— start of Supplied information —
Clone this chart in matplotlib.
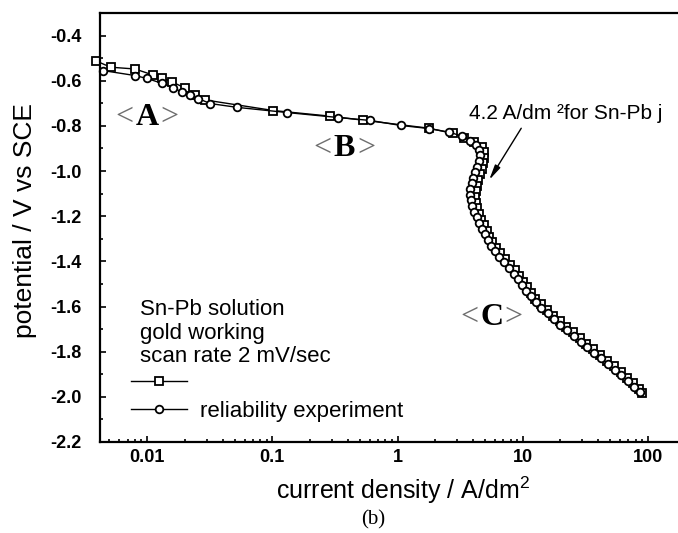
import matplotlib
matplotlib.use("Agg")
import matplotlib.pyplot as plt
from matplotlib.ticker import FixedLocator, LogLocator, NullFormatter, FixedFormatter

plt.rcParams['font.family'] = ['Liberation Sans', 'DejaVu Sans']
plt.rcParams['mathtext.fontset'] = 'custom'
plt.rcParams['mathtext.rm'] = 'Liberation Sans'

# ---- data ----
sq_x = [0.0039, 0.0051, 0.0080, 0.0112, 0.0132, 0.0158, 0.0200, 0.0242, 0.0290,
        0.102, 0.291, 0.534, 1.77, 2.75, 3.37, 4.1, 4.7, 4.9, 4.95, 4.85, 4.7,
        4.55, 4.4, 4.3, 4.2, 4.15, 4.2, 4.3, 4.45, 4.65, 4.9, 5.15, 5.4, 5.7,
        6.1, 6.6, 7.2, 7.9, 8.6, 9.3, 10.0, 10.8, 11.6, 12.6, 14.0, 15.7, 17.6,
        19.8, 22.3, 25.2, 28.5, 32.3, 36.6, 41.6, 47.2, 53.5, 60.6, 68.4, 76.5,
        85.0, 90.0]
sq_y = [-0.512, -0.540, -0.548, -0.575, -0.588, -0.605, -0.632, -0.662, -0.685,
        -0.732, -0.757, -0.775, -0.810, -0.833, -0.852, -0.872, -0.893, -0.915,
        -0.940, -0.965, -0.990, -1.015, -1.040, -1.065, -1.090, -1.115, -1.140,
        -1.165, -1.190, -1.215, -1.240, -1.265, -1.290, -1.315, -1.340, -1.365,
        -1.390, -1.415, -1.440, -1.465, -1.490, -1.515, -1.540, -1.565, -1.590,
        -1.615, -1.640, -1.665, -1.690, -1.715, -1.740, -1.765, -1.790, -1.815,
        -1.840, -1.865, -1.890, -1.915, -1.940, -1.965, -1.985]

ci_x = [0.00445, 0.0080, 0.0100, 0.0132, 0.0161, 0.0191, 0.0221, 0.0256, 0.0319,
        0.0525, 0.132, 0.337, 0.608, 1.06, 1.80, 2.6, 3.25, 3.8, 4.25, 4.5, 4.55,
        4.45, 4.3, 4.15, 4.0, 3.9, 3.82, 3.8, 3.85, 3.95, 4.1, 4.3, 4.5, 4.75,
        5.0, 5.3, 5.6, 6.0, 6.5, 7.1, 7.8, 8.5, 9.2, 9.9, 10.7, 11.6, 12.7, 14.1,
        15.8, 17.8, 20.0, 22.6, 25.6, 29.0, 32.9, 37.3, 42.3, 48.0, 54.4, 61.5,
        69.3, 77.6, 86.5]
ci_y = [-0.555, -0.577, -0.590, -0.612, -0.630, -0.652, -0.665, -0.679, -0.701,
        -0.718, -0.741, -0.763, -0.776, -0.798, -0.812, -0.828, -0.845, -0.865,
        -0.885, -0.905, -0.930, -0.955, -0.980, -1.005, -1.030, -1.055, -1.080,
        -1.105, -1.130, -1.155, -1.180, -1.205, -1.230, -1.255, -1.280, -1.305,
        -1.330, -1.355, -1.380, -1.405, -1.430, -1.455, -1.480, -1.505, -1.530,
        -1.555, -1.580, -1.605, -1.630, -1.655, -1.680, -1.705, -1.730, -1.755,
        -1.780, -1.805, -1.830, -1.855, -1.880, -1.905, -1.930, -1.955, -1.980]

series_labels = ["", "reliability experiment"]
x_ticks = [0.01, 0.1, 1, 10, 100]
x_ticklabels = ["0.01", "0.1", "1", "10", "100"]
y_ticks = [-0.4, -0.6, -0.8, -1.0, -1.2, -1.4, -1.6, -1.8, -2.0, -2.2]
y_ticklabels = ["-0.4", "-0.6", "-0.8", "-1.0", "-1.2", "-1.4", "-1.6", "-1.8", "-2.0", "-2.2"]
y_minor = [-0.3, -0.5, -0.7, -0.9, -1.1, -1.3, -1.5, -1.7, -1.9, -2.1]
info_text = "Sn-Pb solution\ngold working\nscan rate 2 mV/sec"

W, H = 678, 533
fig = plt.figure(figsize=(W / 100, H / 100), dpi=100)
ax = fig.add_axes([100 / W, 1 - 442 / H, 1 - 100 / W, (442 - 13) / H])

mk = dict(color='black', lw=1.0, markersize=5.5, markerfacecolor='white',
          markeredgecolor='black', markeredgewidth=1.3)
l1, = ax.plot(sq_x, sq_y, marker='s', label=series_labels[0], clip_on=False, **mk)
l2, = ax.plot(ci_x, ci_y, marker='o', label=series_labels[1], clip_on=False, **mk)

ax.set_xscale('log')
ax.set_xlim(0.0042, 174)
ax.set_ylim(-2.2, -0.3)

ax.xaxis.set_major_locator(FixedLocator(x_ticks))
ax.xaxis.set_major_formatter(FixedFormatter(x_ticklabels))
ax.xaxis.set_minor_locator(LogLocator(base=10, subs=range(2, 10)))
ax.xaxis.set_minor_formatter(NullFormatter())
ax.yaxis.set_major_locator(FixedLocator(y_ticks))
ax.yaxis.set_major_formatter(FixedFormatter(y_ticklabels))
ax.yaxis.set_minor_locator(FixedLocator(y_minor))

ax.tick_params(which='both', direction='in', top=False, right=False, width=1.2)
ax.tick_params(which='major', length=4)
ax.tick_params(which='minor', length=2)
ax.tick_params(axis='y', which='major', pad=13, labelsize=13)
ax.tick_params(axis='x', which='major', pad=5, labelsize=13)
for lab in ax.get_xticklabels() + ax.get_yticklabels():
    lab.set_fontweight('semibold')

for s in ['left', 'bottom', 'top']:
    ax.spines[s].set_linewidth(1.6)
ax.spines['right'].set_visible(False)

ax.set_ylabel("potential / V vs SCE", fontsize=19, va='center')
ax.yaxis.set_label_coords(-0.13, 0.517)
ax.set_xlabel("current density / A/dm$^{\\mathregular{2}}$", fontsize=18, va='center')
ax.xaxis.set_label_coords(0.524, -0.112)

# region labels
serif = ['Liberation Serif', 'DejaVu Serif']
for letter, (lx, ly) in zip(["A", "B", "C"], [(0.01, -0.763), (0.377, -0.90), (5.65, -1.647)]):
    ax.annotate(letter, (lx, ly), ha='center', va='center', fontsize=23,
                family=serif, color='black', fontweight='bold')
    ax.annotate("<", (lx, ly), xytext=(-9.5, 0), textcoords='offset points',
                ha='right', va='center', fontsize=23, family=serif, color='#6e6e6e')
    ax.annotate(">", (lx, ly), xytext=(9.5, 0), textcoords='offset points',
                ha='left', va='center', fontsize=23, family=serif, color='#6e6e6e')

# annotation arrow
ax.annotate("", xy=(5.25, -1.05), xytext=(10.0, -0.80),
            arrowprops=dict(arrowstyle='-|>,head_length=0.9,head_width=0.18',
                            color='black', lw=1.0, mutation_scale=10))
ax.text(22.1, -0.745, "4.2 A/dm \u00b2for Sn-Pb j", ha='center', va='center',
        fontsize=15)

# info text + legend
fig.text(140 / W, 1 - 333 / H, info_text, ha='left', va='center', fontsize=16,
         linespacing=1.18)
leg = ax.legend(handles=[l1, l2], labels=series_labels, loc='upper left',
                bbox_to_anchor=(131 / W, 1 - 373 / H), bbox_transform=fig.transFigure,
                frameon=False, fontsize=16, handlelength=2.5, handletextpad=0.6,
                labelspacing=0.3, borderpad=0, borderaxespad=0)

fig.text(373 / W, 1 - 520 / H, "(b)", ha='center', va='center', fontsize=15,
         family=serif)

fig.savefig("out.png", dpi=100)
— end of Supplied information —
What is required
Word for word, quote the full listing, omitting every picture.

Solution
Clone this chart in matplotlib.
import matplotlib
matplotlib.use("Agg")
import matplotlib.pyplot as plt
from matplotlib.ticker import FixedLocator, LogLocator, NullFormatter, FixedFormatter

plt.rcParams['font.family'] = ['Liberation Sans', 'DejaVu Sans']
plt.rcParams['mathtext.fontset'] = 'custom'
plt.rcParams['mathtext.rm'] = 'Liberation Sans'

# ---- data ----
sq_x = [0.0039, 0.0051, 0.0080, 0.0112, 0.0132, 0.0158, 0.0200, 0.0242, 0.0290,
        0.102, 0.291, 0.534, 1.77, 2.75, 3.37, 4.1, 4.7, 4.9, 4.95, 4.85, 4.7,
        4.55, 4.4, 4.3, 4.2, 4.15, 4.2, 4.3, 4.45, 4.65, 4.9, 5.15, 5.4, 5.7,
        6.1, 6.6, 7.2, 7.9, 8.6, 9.3, 10.0, 10.8, 11.6, 12.6, 14.0, 15.7, 17.6,
        19.8, 22.3, 25.2, 28.5, 32.3, 36.6, 41.6, 47.2, 53.5, 60.6, 68.4, 76.5,
        85.0, 90.0]
sq_y = [-0.512, -0.540, -0.548, -0.575, -0.588, -0.605, -0.632, -0.662, -0.685,
        -0.732, -0.757, -0.775, -0.810, -0.833, -0.852, -0.872, -0.893, -0.915,
        -0.940, -0.965, -0.990, -1.015, -1.040, -1.065, -1.090, -1.115, -1.140,
        -1.165, -1.190, -1.215, -1.240, -1.265, -1.290, -1.315, -1.340, -1.365,
        -1.390, -1.415, -1.440, -1.465, -1.490, -1.515, -1.540, -1.565, -1.590,
        -1.615, -1.640, -1.665, -1.690, -1.715, -1.740, -1.765, -1.790, -1.815,
        -1.840, -1.865, -1.890, -1.915, -1.940, -1.965, -1.985]

ci_x = [0.00445, 0.0080, 0.0100, 0.0132, 0.0161, 0.0191, 0.0221, 0.0256, 0.0319,
        0.0525, 0.132, 0.337, 0.608, 1.06, 1.80, 2.6, 3.25, 3.8, 4.25, 4.5, 4.55,
        4.45, 4.3, 4.15, 4.0, 3.9, 3.82, 3.8, 3.85, 3.95, 4.1, 4.3, 4.5, 4.75,
        5.0, 5.3, 5.6, 6.0, 6.5, 7.1, 7.8, 8.5, 9.2, 9.9, 10.7, 11.6, 12.7, 14.1,
        15.8, 17.8, 20.0, 22.6, 25.6, 29.0, 32.9, 37.3, 42.3, 48.0, 54.4, 61.5,
        69.3, 77.6, 86.5]
ci_y = [-0.555, -0.577, -0.590, -0.612, -0.630, -0.652, -0.665, -0.679, -0.701,
        -0.718, -0.741, -0.763, -0.776, -0.798, -0.812, -0.828, -0.845, -0.865,
        -0.885, -0.905, -0.930, -0.955, -0.980, -1.005, -1.030, -1.055, -1.080,
        -1.105, -1.130, -1.155, -1.180, -1.205, -1.230, -1.255, -1.280, -1.305,
        -1.330, -1.355, -1.380, -1.405, -1.430, -1.455, -1.480, -1.505, -1.530,
        -1.555, -1.580, -1.605, -1.630, -1.655, -1.680, -1.705, -1.730, -1.755,
        -1.780, -1.805, -1.830, -1.855, -1.880, -1.905, -1.930, -1.955, -1.980]

series_labels = ["", "reliability experiment"]
x_ticks = [0.01, 0.1, 1, 10, 100]
x_ticklabels = ["0.01", "0.1", "1", "10", "100"]
y_ticks = [-0.4, -0.6, -0.8, -1.0, -1.2, -1.4, -1.6, -1.8, -2.0, -2.2]
y_ticklabels = ["-0.4", "-0.6", "-0.8", "-1.0", "-1.2", "-1.4", "-1.6", "-1.8", "-2.0", "-2.2"]
y_minor = [-0.3, -0.5, -0.7, -0.9, -1.1, -1.3, -1.5, -1.7, -1.9, -2.1]
info_text = "Sn-Pb solution\ngold working\nscan rate 2 mV/sec"

W, H = 678, 533
fig = plt.figure(figsize=(W / 100, H / 100), dpi=100)
ax = fig.add_axes([100 / W, 1 - 442 / H, 1 - 100 / W, (442 - 13) / H])

mk = dict(color='black', lw=1.0, markersize=5.5, markerfacecolor='white',
          markeredgecolor='black', markeredgewidth=1.3)
l1, = ax.plot(sq_x, sq_y, marker='s', label=series_labels[0], clip_on=False, **mk)
l2, = ax.plot(ci_x, ci_y, marker='o', label=series_labels[1], clip_on=False, **mk)

ax.set_xscale('log')
ax.set_xlim(0.0042, 174)
ax.set_ylim(-2.2, -0.3)

ax.xaxis.set_major_locator(FixedLocator(x_ticks))
ax.xaxis.set_major_formatter(FixedFormatter(x_ticklabels))
ax.xaxis.set_minor_locator(LogLocator(base=10, subs=range(2, 10)))
ax.xaxis.set_minor_formatter(NullFormatter())
ax.yaxis.set_major_locator(FixedLocator(y_ticks))
ax.yaxis.set_major_formatter(FixedFormatter(y_ticklabels))
ax.yaxis.set_minor_locator(FixedLocator(y_minor))

ax.tick_params(which='both', direction='in', top=False, right=False, width=1.2)
ax.tick_params(which='major', length=4)
ax.tick_params(which='minor', length=2)
ax.tick_params(axis='y', which='major', pad=13, labelsize=13)
ax.tick_params(axis='x', which='major', pad=5, labelsize=13)
for lab in ax.get_xticklabels() + ax.get_yticklabels():
    lab.set_fontweight('semibold')

for s in ['left', 'bottom', 'top']:
    ax.spines[s].set_linewidth(1.6)
ax.spines['right'].set_visible(False)

ax.set_ylabel("potential / V vs SCE", fontsize=19, va='center')
ax.yaxis.set_label_coords(-0.13, 0.517)
ax.set_xlabel("current density / A/dm$^{\\mathregular{2}}$", fontsize=18, va='center')
ax.xaxis.set_label_coords(0.524, -0.112)

# region labels
serif = ['Liberation Serif', 'DejaVu Serif']
for letter, (lx, ly) in zip(["A", "B", "C"], [(0.01, -0.763), (0.377, -0.90), (5.65, -1.647)]):
    ax.annotate(letter, (lx, ly), ha='center', va='center', fontsize=23,
                family=serif, color='black', fontweight='bold')
    ax.annotate("<", (lx, ly), xytext=(-9.5, 0), textcoords='offset points',
                ha='right', va='center', fontsize=23, family=serif, color='#6e6e6e')
    ax.annotate(">", (lx, ly), xytext=(9.5, 0), textcoords='offset points',
                ha='left', va='center', fontsize=23, family=serif, color='#6e6e6e')

# annotation arrow
ax.annotate("", xy=(5.25, -1.05), xytext=(10.0, -0.80),
            arrowprops=dict(arrowstyle='-|>,head_length=0.9,head_width=0.18',
                            color='black', lw=1.0, mutation_scale=10))
ax.text(22.1, -0.745, "4.2 A/dm \u00b2for Sn-Pb j", ha='center', va='center',
        fontsize=15)

# info text + legend
fig.text(140 / W, 1 - 333 / H, info_text, ha='left', va='center', fontsize=16,
         linespacing=1.18)
leg = ax.legend(handles=[l1, l2], labels=series_labels, loc='upper left',
                bbox_to_anchor=(131 / W, 1 - 373 / H), bbox_transform=fig.transFigure,
                frameon=False, fontsize=16, handlelength=2.5, handletextpad=0.6,
                labelspacing=0.3, borderpad=0, borderaxespad=0)

fig.text(373 / W, 1 - 520 / H, "(b)", ha='center', va='center', fontsize=15,
         family=serif)

fig.savefig("out.png", dpi=100)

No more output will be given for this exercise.